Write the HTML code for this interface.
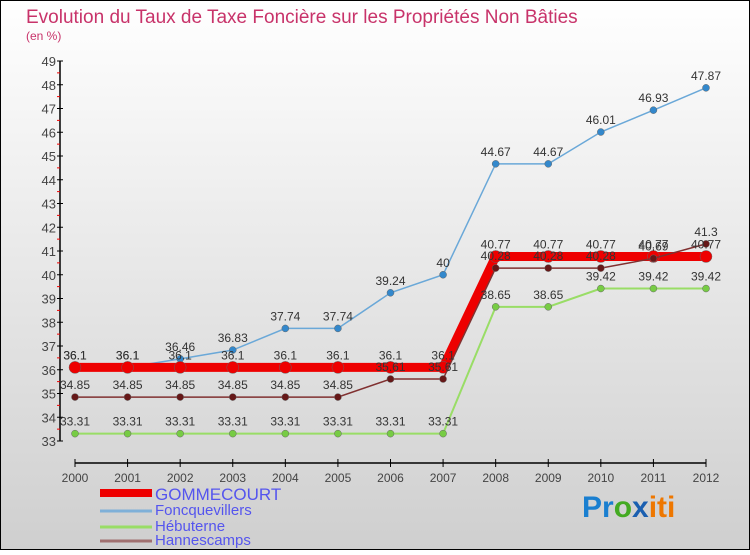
<!DOCTYPE html>
<html><head><meta charset="utf-8"><style>
body{margin:0}
svg text{font-family:"Liberation Sans",sans-serif}
</style></head><body>
<svg id="c" width="750" height="550" xmlns="http://www.w3.org/2000/svg">
<defs><linearGradient id="bg" x1="0" y1="0" x2="0" y2="1"><stop offset="0" stop-color="#ffffff"/><stop offset="1" stop-color="#cfcfcf"/></linearGradient></defs>
<rect x="0.5" y="0.5" width="749" height="549" fill="url(#bg)" stroke="#000"/>
<text x="26" y="23" font-size="19" fill="#c8336a">Evolution du Taux de Taxe Foncière sur les Propriétés Non Bâties</text>
<text x="26" y="40" font-size="12" fill="#c8336a">(en %)</text>
<g id="axes"></g><g id="series"></g><g id="labels"></g>
<g font-size="15" fill="#5555ee">
<rect x="100" y="489" width="52" height="8" fill="#ee0000"/>
<text x="155" y="500" font-size="17">GOMMECOURT</text>
<line x1="100" y1="511" x2="152" y2="511" stroke="#7fb0d8" stroke-width="3"/>
<text x="155" y="515">Foncquevillers</text>
<line x1="100" y1="527" x2="152" y2="527" stroke="#99dd66" stroke-width="3"/>
<text x="155" y="531">Hébuterne</text>
<line x1="100" y1="541" x2="152" y2="541" stroke="#a07070" stroke-width="3"/>
<text x="155" y="545">Hannescamps</text>
</g>
<g font-size="30" font-weight="bold">
<text x="582" y="517"><tspan fill="#1a7fd0">Pr</tspan><tspan fill="#44aa22">o</tspan><tspan fill="#1a5fb0">x</tspan><tspan fill="#ee7700">iti</tspan></text>
</g>
</svg>
<script>
const years=[2000,2001,2002,2003,2004,2005,2006,2007,2008,2009,2010,2011,2012];
const gommecourt=[36.1,36.1,36.1,36.1,36.1,36.1,36.1,36.1,40.77,40.77,40.77,40.77,40.77];
const foncquevillers=[36.1,36.1,36.46,36.83,37.74,37.74,39.24,40,44.67,44.67,46.01,46.93,47.87];
const hebuterne=[33.31,33.31,33.31,33.31,33.31,33.31,33.31,33.31,38.65,38.65,39.42,39.42,39.42];
const hannescamps=[34.85,34.85,34.85,34.85,34.85,34.85,35.61,35.61,40.28,40.28,40.28,40.69,41.3];
const yTicks=[33,34,35,36,37,38,39,40,41,42,43,44,45,46,47,48,49];
const NS="http://www.w3.org/2000/svg";
const xs=i=>75+i*(706-75)/12;
const ys=v=>441-(v-33)*(380/16);
function mk(p,t,a){const e=document.createElementNS(NS,t);for(const k in a)e.setAttribute(k,a[k]);p.appendChild(e);return e;}
const ax=document.getElementById('axes'),se=document.getElementById('series'),lb=document.getElementById('labels');
let yl=mk(ax,'line',{x1:60,y1:61,x2:60,y2:441,stroke:'#000','stroke-width':1.5});


let xl=mk(ax,'line',{x1:75,y1:463,x2:706,y2:463,stroke:'#000','stroke-width':1.5});


yTicks.forEach(v=>{
 mk(ax,'line',{x1:57,x2:63,y1:ys(v),y2:ys(v),stroke:'#000'});
 if(v<49)mk(ax,'line',{x1:57,x2:60,y1:ys(v+0.5),y2:ys(v+0.5),stroke:'#e00'});
 const t=mk(ax,'text',{x:56,y:ys(v)+5,'text-anchor':'end','font-size':13,fill:'#444'});
 
 
 t.textContent=v;
});
years.forEach((y,i)=>{
 mk(ax,'line',{x1:xs(i),x2:xs(i),y1:459,y2:467,stroke:'#000'});
 const t=mk(ax,'text',{x:xs(i),y:482,'text-anchor':'middle','font-size':12,fill:'#444'});
 
 
 t.textContent=y;
});
function draw(name,vals,color,dot,w,r){
 const pts=vals.map((v,i)=>xs(i)+','+ys(v)).join(' ');
 const pl=mk(se,'polyline',{points:pts,fill:'none',stroke:color,'stroke-width':w});
 
 
 vals.forEach((v,i)=>{
  const c=mk(se,'circle',{cx:xs(i),cy:ys(v),r:r,fill:dot,stroke:'#666','stroke-width':0.5});
  
  
  const t=mk(lb,'text',{x:xs(i),y:ys(v)-8,'text-anchor':'middle','font-size':12,fill:'#333'});
  
  
  t.textContent=v;
 });
}
draw('hebuterne',hebuterne,'#99dd66','#77cc44',2,3.5);
draw('foncquevillers',foncquevillers,'#6aa8d8','#3388cc',1.5,3.5);
draw('gommecourt',gommecourt,'#ee0000','#ee0000',9,6);
draw('hannescamps',hannescamps,'#803030','#661818',1.5,3.5);
</script>
</body></html>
++++
What this task involves: Return to the listing above and set it down exactly, leaving out its pictures.

Correct result:
Write the HTML code for this interface.
<!DOCTYPE html>
<html><head><meta charset="utf-8"><style>
body{margin:0}
svg text{font-family:"Liberation Sans",sans-serif}
</style></head><body>
<svg id="c" width="750" height="550" xmlns="http://www.w3.org/2000/svg">
<defs><linearGradient id="bg" x1="0" y1="0" x2="0" y2="1"><stop offset="0" stop-color="#ffffff"/><stop offset="1" stop-color="#cfcfcf"/></linearGradient></defs>
<rect x="0.5" y="0.5" width="749" height="549" fill="url(#bg)" stroke="#000"/>
<text x="26" y="23" font-size="19" fill="#c8336a">Evolution du Taux de Taxe Foncière sur les Propriétés Non Bâties</text>
<text x="26" y="40" font-size="12" fill="#c8336a">(en %)</text>
<g id="axes"></g><g id="series"></g><g id="labels"></g>
<g font-size="15" fill="#5555ee">
<rect x="100" y="489" width="52" height="8" fill="#ee0000"/>
<text x="155" y="500" font-size="17">GOMMECOURT</text>
<line x1="100" y1="511" x2="152" y2="511" stroke="#7fb0d8" stroke-width="3"/>
<text x="155" y="515">Foncquevillers</text>
<line x1="100" y1="527" x2="152" y2="527" stroke="#99dd66" stroke-width="3"/>
<text x="155" y="531">Hébuterne</text>
<line x1="100" y1="541" x2="152" y2="541" stroke="#a07070" stroke-width="3"/>
<text x="155" y="545">Hannescamps</text>
</g>
<g font-size="30" font-weight="bold">
<text x="582" y="517"><tspan fill="#1a7fd0">Pr</tspan><tspan fill="#44aa22">o</tspan><tspan fill="#1a5fb0">x</tspan><tspan fill="#ee7700">iti</tspan></text>
</g>
</svg>
<script>
const years=[2000,2001,2002,2003,2004,2005,2006,2007,2008,2009,2010,2011,2012];
const gommecourt=[36.1,36.1,36.1,36.1,36.1,36.1,36.1,36.1,40.77,40.77,40.77,40.77,40.77];
const foncquevillers=[36.1,36.1,36.46,36.83,37.74,37.74,39.24,40,44.67,44.67,46.01,46.93,47.87];
const hebuterne=[33.31,33.31,33.31,33.31,33.31,33.31,33.31,33.31,38.65,38.65,39.42,39.42,39.42];
const hannescamps=[34.85,34.85,34.85,34.85,34.85,34.85,35.61,35.61,40.28,40.28,40.28,40.69,41.3];
const yTicks=[33,34,35,36,37,38,39,40,41,42,43,44,45,46,47,48,49];
const NS="http://www.w3.org/2000/svg";
const xs=i=>75+i*(706-75)/12;
const ys=v=>441-(v-33)*(380/16);
function mk(p,t,a){const e=document.createElementNS(NS,t);for(const k in a)e.setAttribute(k,a[k]);p.appendChild(e);return e;}
const ax=document.getElementById('axes'),se=document.getElementById('series'),lb=document.getElementById('labels');
let yl=mk(ax,'line',{x1:60,y1:61,x2:60,y2:441,stroke:'#000','stroke-width':1.5});


let xl=mk(ax,'line',{x1:75,y1:463,x2:706,y2:463,stroke:'#000','stroke-width':1.5});


yTicks.forEach(v=>{
 mk(ax,'line',{x1:57,x2:63,y1:ys(v),y2:ys(v),stroke:'#000'});
 if(v<49)mk(ax,'line',{x1:57,x2:60,y1:ys(v+0.5),y2:ys(v+0.5),stroke:'#e00'});
 const t=mk(ax,'text',{x:56,y:ys(v)+5,'text-anchor':'end','font-size':13,fill:'#444'});
 
 
 t.textContent=v;
});
years.forEach((y,i)=>{
 mk(ax,'line',{x1:xs(i),x2:xs(i),y1:459,y2:467,stroke:'#000'});
 const t=mk(ax,'text',{x:xs(i),y:482,'text-anchor':'middle','font-size':12,fill:'#444'});
 
 
 t.textContent=y;
});
function draw(name,vals,color,dot,w,r){
 const pts=vals.map((v,i)=>xs(i)+','+ys(v)).join(' ');
 const pl=mk(se,'polyline',{points:pts,fill:'none',stroke:color,'stroke-width':w});
 
 
 vals.forEach((v,i)=>{
  const c=mk(se,'circle',{cx:xs(i),cy:ys(v),r:r,fill:dot,stroke:'#666','stroke-width':0.5});
  
  
  const t=mk(lb,'text',{x:xs(i),y:ys(v)-8,'text-anchor':'middle','font-size':12,fill:'#333'});
  
  
  t.textContent=v;
 });
}
draw('hebuterne',hebuterne,'#99dd66','#77cc44',2,3.5);
draw('foncquevillers',foncquevillers,'#6aa8d8','#3388cc',1.5,3.5);
draw('gommecourt',gommecourt,'#ee0000','#ee0000',9,6);
draw('hannescamps',hannescamps,'#803030','#661818',1.5,3.5);
</script>
</body></html>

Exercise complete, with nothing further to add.